What you will do: Copy exactly, please, the lines of the data from its start through the line containing "([xshift=-17.25pt]eval.south) -- (p1tip);".

─── Source excerpt

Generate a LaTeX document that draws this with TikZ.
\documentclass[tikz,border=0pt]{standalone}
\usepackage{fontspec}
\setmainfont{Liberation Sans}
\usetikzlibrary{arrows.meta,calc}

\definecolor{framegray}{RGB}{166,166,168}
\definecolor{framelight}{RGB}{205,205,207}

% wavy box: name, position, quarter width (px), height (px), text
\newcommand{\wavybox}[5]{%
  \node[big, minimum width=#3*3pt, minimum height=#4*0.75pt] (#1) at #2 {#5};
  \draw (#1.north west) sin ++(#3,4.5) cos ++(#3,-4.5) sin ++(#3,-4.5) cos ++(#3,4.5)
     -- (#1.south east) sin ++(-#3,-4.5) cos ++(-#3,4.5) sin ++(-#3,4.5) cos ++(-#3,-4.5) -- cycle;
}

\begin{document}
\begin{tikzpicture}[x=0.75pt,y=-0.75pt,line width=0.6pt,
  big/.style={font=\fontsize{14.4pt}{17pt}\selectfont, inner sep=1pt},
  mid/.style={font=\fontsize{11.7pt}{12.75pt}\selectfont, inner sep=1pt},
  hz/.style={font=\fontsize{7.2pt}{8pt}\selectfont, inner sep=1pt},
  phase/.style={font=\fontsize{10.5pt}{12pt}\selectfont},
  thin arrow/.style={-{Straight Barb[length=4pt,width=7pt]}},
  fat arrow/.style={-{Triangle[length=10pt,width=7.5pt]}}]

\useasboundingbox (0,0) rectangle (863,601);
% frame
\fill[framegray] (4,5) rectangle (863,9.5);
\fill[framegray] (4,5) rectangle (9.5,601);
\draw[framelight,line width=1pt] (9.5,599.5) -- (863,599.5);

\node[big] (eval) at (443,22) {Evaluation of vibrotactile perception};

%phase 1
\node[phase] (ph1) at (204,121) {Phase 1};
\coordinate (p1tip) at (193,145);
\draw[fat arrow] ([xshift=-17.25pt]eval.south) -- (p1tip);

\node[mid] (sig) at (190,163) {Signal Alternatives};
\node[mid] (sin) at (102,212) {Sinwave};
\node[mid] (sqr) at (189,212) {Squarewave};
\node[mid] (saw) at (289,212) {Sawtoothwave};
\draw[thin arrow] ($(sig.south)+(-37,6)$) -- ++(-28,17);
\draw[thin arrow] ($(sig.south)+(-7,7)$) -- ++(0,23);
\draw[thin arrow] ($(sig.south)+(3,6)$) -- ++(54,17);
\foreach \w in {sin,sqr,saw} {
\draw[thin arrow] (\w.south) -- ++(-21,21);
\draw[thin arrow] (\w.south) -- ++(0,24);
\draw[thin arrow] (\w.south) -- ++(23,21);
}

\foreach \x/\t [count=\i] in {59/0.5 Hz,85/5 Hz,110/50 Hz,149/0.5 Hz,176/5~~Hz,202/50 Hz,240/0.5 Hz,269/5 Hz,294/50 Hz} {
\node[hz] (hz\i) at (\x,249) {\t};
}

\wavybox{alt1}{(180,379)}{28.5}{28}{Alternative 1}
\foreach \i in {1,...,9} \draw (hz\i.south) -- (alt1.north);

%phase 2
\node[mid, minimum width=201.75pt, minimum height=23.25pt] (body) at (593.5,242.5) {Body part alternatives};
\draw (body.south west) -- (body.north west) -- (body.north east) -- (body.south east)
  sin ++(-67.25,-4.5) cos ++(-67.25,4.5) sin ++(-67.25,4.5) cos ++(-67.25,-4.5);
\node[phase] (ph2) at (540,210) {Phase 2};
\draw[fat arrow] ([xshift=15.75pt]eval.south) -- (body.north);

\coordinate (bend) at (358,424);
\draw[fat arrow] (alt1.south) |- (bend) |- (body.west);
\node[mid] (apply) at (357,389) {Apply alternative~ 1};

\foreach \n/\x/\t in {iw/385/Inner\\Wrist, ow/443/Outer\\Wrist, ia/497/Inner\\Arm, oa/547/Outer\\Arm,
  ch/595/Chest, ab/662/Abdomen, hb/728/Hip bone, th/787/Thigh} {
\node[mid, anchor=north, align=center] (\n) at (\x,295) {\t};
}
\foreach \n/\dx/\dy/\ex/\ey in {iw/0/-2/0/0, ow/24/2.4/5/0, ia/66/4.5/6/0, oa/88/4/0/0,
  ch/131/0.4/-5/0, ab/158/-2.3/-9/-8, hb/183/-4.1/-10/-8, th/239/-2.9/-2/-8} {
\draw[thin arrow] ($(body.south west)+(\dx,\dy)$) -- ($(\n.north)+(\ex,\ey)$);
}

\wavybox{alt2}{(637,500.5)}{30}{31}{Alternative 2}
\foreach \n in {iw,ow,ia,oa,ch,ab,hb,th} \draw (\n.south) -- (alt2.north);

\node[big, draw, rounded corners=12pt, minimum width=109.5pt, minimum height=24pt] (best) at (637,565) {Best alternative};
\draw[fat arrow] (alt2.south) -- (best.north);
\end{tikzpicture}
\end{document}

──────

Solution for this problem:
Generate a LaTeX document that draws this with TikZ.
\documentclass[tikz,border=0pt]{standalone}
\usepackage{fontspec}
\setmainfont{Liberation Sans}
\usetikzlibrary{arrows.meta,calc}

\definecolor{framegray}{RGB}{166,166,168}
\definecolor{framelight}{RGB}{205,205,207}

% wavy box: name, position, quarter width (px), height (px), text
\newcommand{\wavybox}[5]{%
  \node[big, minimum width=#3*3pt, minimum height=#4*0.75pt] (#1) at #2 {#5};
  \draw (#1.north west) sin ++(#3,4.5) cos ++(#3,-4.5) sin ++(#3,-4.5) cos ++(#3,4.5)
     -- (#1.south east) sin ++(-#3,-4.5) cos ++(-#3,4.5) sin ++(-#3,4.5) cos ++(-#3,-4.5) -- cycle;
}

\begin{document}
\begin{tikzpicture}[x=0.75pt,y=-0.75pt,line width=0.6pt,
  big/.style={font=\fontsize{14.4pt}{17pt}\selectfont, inner sep=1pt},
  mid/.style={font=\fontsize{11.7pt}{12.75pt}\selectfont, inner sep=1pt},
  hz/.style={font=\fontsize{7.2pt}{8pt}\selectfont, inner sep=1pt},
  phase/.style={font=\fontsize{10.5pt}{12pt}\selectfont},
  thin arrow/.style={-{Straight Barb[length=4pt,width=7pt]}},
  fat arrow/.style={-{Triangle[length=10pt,width=7.5pt]}}]

\useasboundingbox (0,0) rectangle (863,601);
% frame
\fill[framegray] (4,5) rectangle (863,9.5);
\fill[framegray] (4,5) rectangle (9.5,601);
\draw[framelight,line width=1pt] (9.5,599.5) -- (863,599.5);

\node[big] (eval) at (443,22) {Evaluation of vibrotactile perception};

%phase 1
\node[phase] (ph1) at (204,121) {Phase 1};
\coordinate (p1tip) at (193,145);
\draw[fat arrow] ([xshift=-17.25pt]eval.south) -- (p1tip);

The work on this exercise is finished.